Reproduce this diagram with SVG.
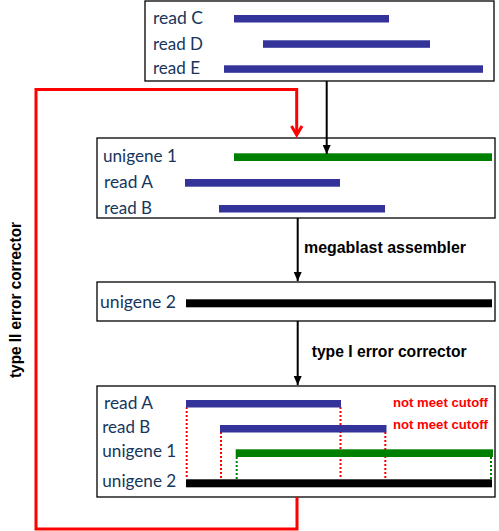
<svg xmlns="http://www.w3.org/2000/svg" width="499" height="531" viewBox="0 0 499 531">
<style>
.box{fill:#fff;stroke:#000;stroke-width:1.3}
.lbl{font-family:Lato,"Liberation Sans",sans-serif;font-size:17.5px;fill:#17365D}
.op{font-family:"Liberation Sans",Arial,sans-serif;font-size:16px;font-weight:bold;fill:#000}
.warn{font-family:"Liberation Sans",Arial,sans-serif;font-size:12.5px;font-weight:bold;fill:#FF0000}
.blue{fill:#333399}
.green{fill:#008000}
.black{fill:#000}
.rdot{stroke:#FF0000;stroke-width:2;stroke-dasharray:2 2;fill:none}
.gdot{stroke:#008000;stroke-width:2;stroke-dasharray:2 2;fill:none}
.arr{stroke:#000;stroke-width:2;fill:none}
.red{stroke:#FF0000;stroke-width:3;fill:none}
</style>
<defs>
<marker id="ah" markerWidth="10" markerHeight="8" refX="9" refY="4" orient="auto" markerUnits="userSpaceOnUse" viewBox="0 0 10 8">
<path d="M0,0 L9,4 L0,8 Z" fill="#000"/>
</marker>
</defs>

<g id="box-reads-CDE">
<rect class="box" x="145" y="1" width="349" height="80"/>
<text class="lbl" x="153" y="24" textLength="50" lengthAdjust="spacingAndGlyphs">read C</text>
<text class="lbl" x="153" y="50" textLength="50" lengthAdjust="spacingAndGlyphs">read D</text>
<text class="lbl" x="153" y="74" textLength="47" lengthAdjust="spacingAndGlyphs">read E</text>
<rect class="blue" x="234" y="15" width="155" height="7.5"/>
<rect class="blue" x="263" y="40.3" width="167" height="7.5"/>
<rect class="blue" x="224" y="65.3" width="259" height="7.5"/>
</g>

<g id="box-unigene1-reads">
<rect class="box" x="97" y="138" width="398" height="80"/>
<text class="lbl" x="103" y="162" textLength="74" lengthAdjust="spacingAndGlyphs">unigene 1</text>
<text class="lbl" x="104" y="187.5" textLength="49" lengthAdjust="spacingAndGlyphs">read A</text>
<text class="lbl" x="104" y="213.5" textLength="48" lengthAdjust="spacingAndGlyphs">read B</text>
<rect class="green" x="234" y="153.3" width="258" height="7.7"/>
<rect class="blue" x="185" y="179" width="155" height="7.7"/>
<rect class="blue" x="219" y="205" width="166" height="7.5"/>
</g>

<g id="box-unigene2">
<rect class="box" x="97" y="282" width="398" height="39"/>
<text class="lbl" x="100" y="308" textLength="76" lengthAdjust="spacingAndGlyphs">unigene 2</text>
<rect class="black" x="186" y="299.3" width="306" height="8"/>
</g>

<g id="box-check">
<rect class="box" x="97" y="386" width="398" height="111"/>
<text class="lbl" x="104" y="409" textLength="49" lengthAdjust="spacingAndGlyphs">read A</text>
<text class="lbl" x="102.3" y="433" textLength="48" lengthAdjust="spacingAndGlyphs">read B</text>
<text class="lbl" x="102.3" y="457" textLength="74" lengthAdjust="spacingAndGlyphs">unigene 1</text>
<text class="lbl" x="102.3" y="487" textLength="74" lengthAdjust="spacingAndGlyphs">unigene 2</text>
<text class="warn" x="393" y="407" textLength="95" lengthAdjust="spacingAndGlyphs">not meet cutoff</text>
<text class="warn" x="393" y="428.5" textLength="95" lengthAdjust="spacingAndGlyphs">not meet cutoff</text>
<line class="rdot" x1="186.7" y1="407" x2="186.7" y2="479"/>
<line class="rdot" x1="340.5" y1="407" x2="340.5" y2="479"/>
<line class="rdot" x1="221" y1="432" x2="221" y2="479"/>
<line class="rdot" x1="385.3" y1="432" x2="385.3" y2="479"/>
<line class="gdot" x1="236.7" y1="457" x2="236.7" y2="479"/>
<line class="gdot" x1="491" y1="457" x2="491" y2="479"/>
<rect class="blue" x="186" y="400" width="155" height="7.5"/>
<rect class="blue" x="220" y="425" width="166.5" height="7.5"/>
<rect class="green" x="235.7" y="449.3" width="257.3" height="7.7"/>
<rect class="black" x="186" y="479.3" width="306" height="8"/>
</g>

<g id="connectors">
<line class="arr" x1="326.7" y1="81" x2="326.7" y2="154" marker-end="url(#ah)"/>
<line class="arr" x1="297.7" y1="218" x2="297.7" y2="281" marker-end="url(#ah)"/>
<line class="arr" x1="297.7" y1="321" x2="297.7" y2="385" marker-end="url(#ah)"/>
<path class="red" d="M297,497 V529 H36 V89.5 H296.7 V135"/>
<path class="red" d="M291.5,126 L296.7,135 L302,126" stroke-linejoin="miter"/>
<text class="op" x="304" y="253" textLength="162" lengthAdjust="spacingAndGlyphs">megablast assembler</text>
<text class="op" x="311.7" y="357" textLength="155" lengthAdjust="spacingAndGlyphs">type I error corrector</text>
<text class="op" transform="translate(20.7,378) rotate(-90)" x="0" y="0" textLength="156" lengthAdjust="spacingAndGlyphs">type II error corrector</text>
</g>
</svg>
◇ ◇ ◇
» **SET PROBLEM**
Print each line of the material above exactly, with the pictures removed from your copy.

» **RIGHT ANSWER**
Reproduce this diagram with SVG.
<svg xmlns="http://www.w3.org/2000/svg" width="499" height="531" viewBox="0 0 499 531">
<style>
.box{fill:#fff;stroke:#000;stroke-width:1.3}
.lbl{font-family:Lato,"Liberation Sans",sans-serif;font-size:17.5px;fill:#17365D}
.op{font-family:"Liberation Sans",Arial,sans-serif;font-size:16px;font-weight:bold;fill:#000}
.warn{font-family:"Liberation Sans",Arial,sans-serif;font-size:12.5px;font-weight:bold;fill:#FF0000}
.blue{fill:#333399}
.green{fill:#008000}
.black{fill:#000}
.rdot{stroke:#FF0000;stroke-width:2;stroke-dasharray:2 2;fill:none}
.gdot{stroke:#008000;stroke-width:2;stroke-dasharray:2 2;fill:none}
.arr{stroke:#000;stroke-width:2;fill:none}
.red{stroke:#FF0000;stroke-width:3;fill:none}
</style>
<defs>
<marker id="ah" markerWidth="10" markerHeight="8" refX="9" refY="4" orient="auto" markerUnits="userSpaceOnUse" viewBox="0 0 10 8">
<path d="M0,0 L9,4 L0,8 Z" fill="#000"/>
</marker>
</defs>

<g id="box-reads-CDE">
<rect class="box" x="145" y="1" width="349" height="80"/>
<text class="lbl" x="153" y="24" textLength="50" lengthAdjust="spacingAndGlyphs">read C</text>
<text class="lbl" x="153" y="50" textLength="50" lengthAdjust="spacingAndGlyphs">read D</text>
<text class="lbl" x="153" y="74" textLength="47" lengthAdjust="spacingAndGlyphs">read E</text>
<rect class="blue" x="234" y="15" width="155" height="7.5"/>
<rect class="blue" x="263" y="40.3" width="167" height="7.5"/>
<rect class="blue" x="224" y="65.3" width="259" height="7.5"/>
</g>

<g id="box-unigene1-reads">
<rect class="box" x="97" y="138" width="398" height="80"/>
<text class="lbl" x="103" y="162" textLength="74" lengthAdjust="spacingAndGlyphs">unigene 1</text>
<text class="lbl" x="104" y="187.5" textLength="49" lengthAdjust="spacingAndGlyphs">read A</text>
<text class="lbl" x="104" y="213.5" textLength="48" lengthAdjust="spacingAndGlyphs">read B</text>
<rect class="green" x="234" y="153.3" width="258" height="7.7"/>
<rect class="blue" x="185" y="179" width="155" height="7.7"/>
<rect class="blue" x="219" y="205" width="166" height="7.5"/>
</g>

<g id="box-unigene2">
<rect class="box" x="97" y="282" width="398" height="39"/>
<text class="lbl" x="100" y="308" textLength="76" lengthAdjust="spacingAndGlyphs">unigene 2</text>
<rect class="black" x="186" y="299.3" width="306" height="8"/>
</g>

<g id="box-check">
<rect class="box" x="97" y="386" width="398" height="111"/>
<text class="lbl" x="104" y="409" textLength="49" lengthAdjust="spacingAndGlyphs">read A</text>
<text class="lbl" x="102.3" y="433" textLength="48" lengthAdjust="spacingAndGlyphs">read B</text>
<text class="lbl" x="102.3" y="457" textLength="74" lengthAdjust="spacingAndGlyphs">unigene 1</text>
<text class="lbl" x="102.3" y="487" textLength="74" lengthAdjust="spacingAndGlyphs">unigene 2</text>
<text class="warn" x="393" y="407" textLength="95" lengthAdjust="spacingAndGlyphs">not meet cutoff</text>
<text class="warn" x="393" y="428.5" textLength="95" lengthAdjust="spacingAndGlyphs">not meet cutoff</text>
<line class="rdot" x1="186.7" y1="407" x2="186.7" y2="479"/>
<line class="rdot" x1="340.5" y1="407" x2="340.5" y2="479"/>
<line class="rdot" x1="221" y1="432" x2="221" y2="479"/>
<line class="rdot" x1="385.3" y1="432" x2="385.3" y2="479"/>
<line class="gdot" x1="236.7" y1="457" x2="236.7" y2="479"/>
<line class="gdot" x1="491" y1="457" x2="491" y2="479"/>
<rect class="blue" x="186" y="400" width="155" height="7.5"/>
<rect class="blue" x="220" y="425" width="166.5" height="7.5"/>
<rect class="green" x="235.7" y="449.3" width="257.3" height="7.7"/>
<rect class="black" x="186" y="479.3" width="306" height="8"/>
</g>

<g id="connectors">
<line class="arr" x1="326.7" y1="81" x2="326.7" y2="154" marker-end="url(#ah)"/>
<line class="arr" x1="297.7" y1="218" x2="297.7" y2="281" marker-end="url(#ah)"/>
<line class="arr" x1="297.7" y1="321" x2="297.7" y2="385" marker-end="url(#ah)"/>
<path class="red" d="M297,497 V529 H36 V89.5 H296.7 V135"/>
<path class="red" d="M291.5,126 L296.7,135 L302,126" stroke-linejoin="miter"/>
<text class="op" x="304" y="253" textLength="162" lengthAdjust="spacingAndGlyphs">megablast assembler</text>
<text class="op" x="311.7" y="357" textLength="155" lengthAdjust="spacingAndGlyphs">type I error corrector</text>
<text class="op" transform="translate(20.7,378) rotate(-90)" x="0" y="0" textLength="156" lengthAdjust="spacingAndGlyphs">type II error corrector</text>
</g>
</svg>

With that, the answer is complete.